Scottish businessman (born 1950)

Stewart Milne CBE, DBA (honoris causa), DTech (honoris causa) (born 23 July 1950) is a Scottish businessman and former football club chairman, from Alford, Aberdeenshire.

Milne is a major shareholder in Aberdeen F.C., and joined the club's board of directors in 1994 to replace Dick Donald, subsequently becoming chairman in 1998. In November 2019, shortly after opening a new training facility on the western outskirts of the city, he announced that he would be stepping down as chairman.

He has an honorary doctorate in business administration from Robert Gordon University (December 2000), and an honorary doctorate of technology from Edinburgh Napier University (November 2007), and an honorary doctorate from Heriot-Watt University, in recognition of his outstanding entrepreneurial contribution to the housebuilding, construction and property development industry and to the Scottish economy, also for services to higher education in Scotland. He earned the 2005 Scottish Entrepreneur of the Year award. In the 2008 New Year Honours, he was awarded a CBE for services to the housebuilding industry in Scotland.

==Stewart Milne Group==
Milne founded the Aberdeen-based Stewart Milne Construction Group, a housebuilding contractor, in 1975. He started off his business renovating bathrooms.

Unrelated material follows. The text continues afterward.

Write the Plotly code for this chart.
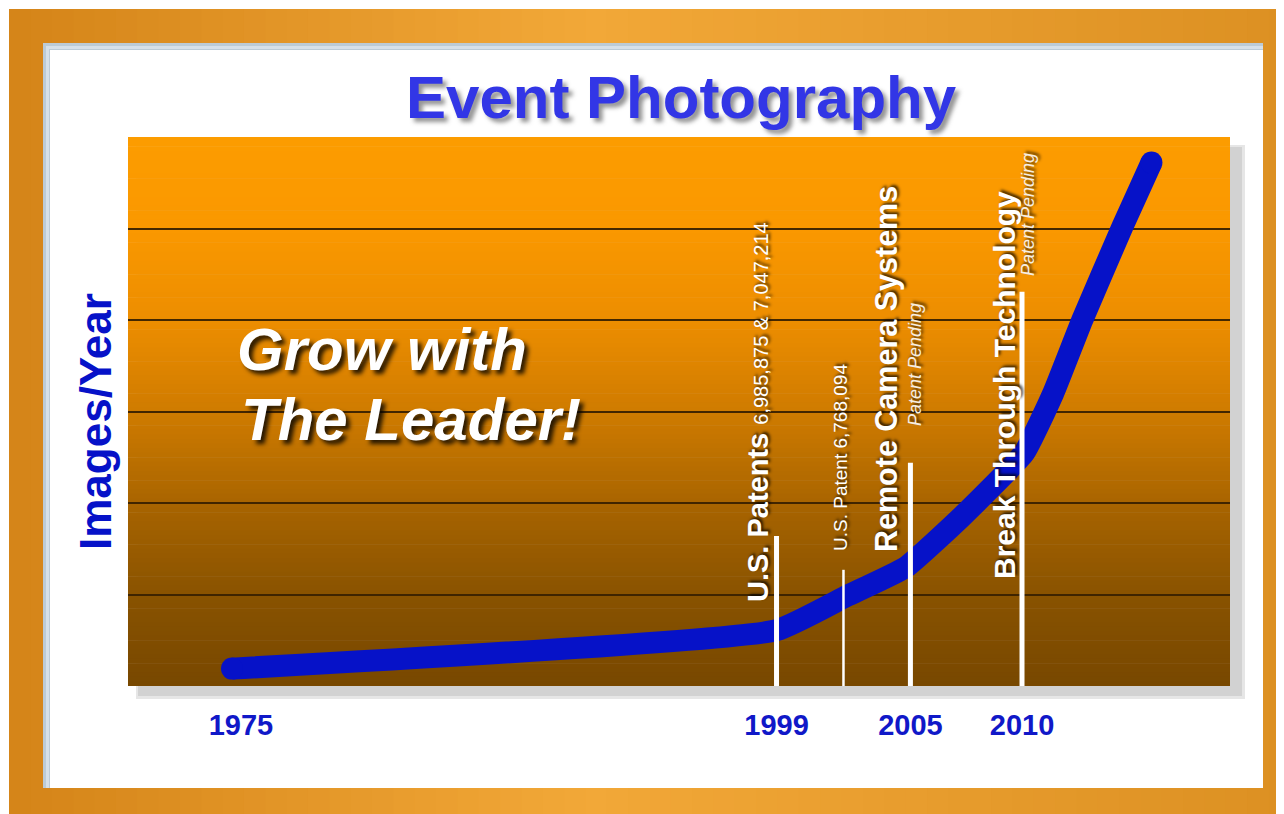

Stewart Milne Group sold its timber frame manufacturing subsidiary to Fife-based James Donaldson & Sons (later Donaldson Group) in 2021. In April 2022, the group announced that the housebuilding business was up for sale. In January 2024, the Scottish housebuilding business went into administration with the loss of 217 jobs, due to "the slump in the oil-linked property market around Aberdeen and the firm's hesitance to buy land during Covid". The group's English subsidiary, Manchester-based Stewart Milne Homes North West England (Developments) Ltd, also went into administration, on 12 January 2023, with Homes England set to lose up to £9.2m as a result. The group collapsed owing suppliers and subcontractors £153m.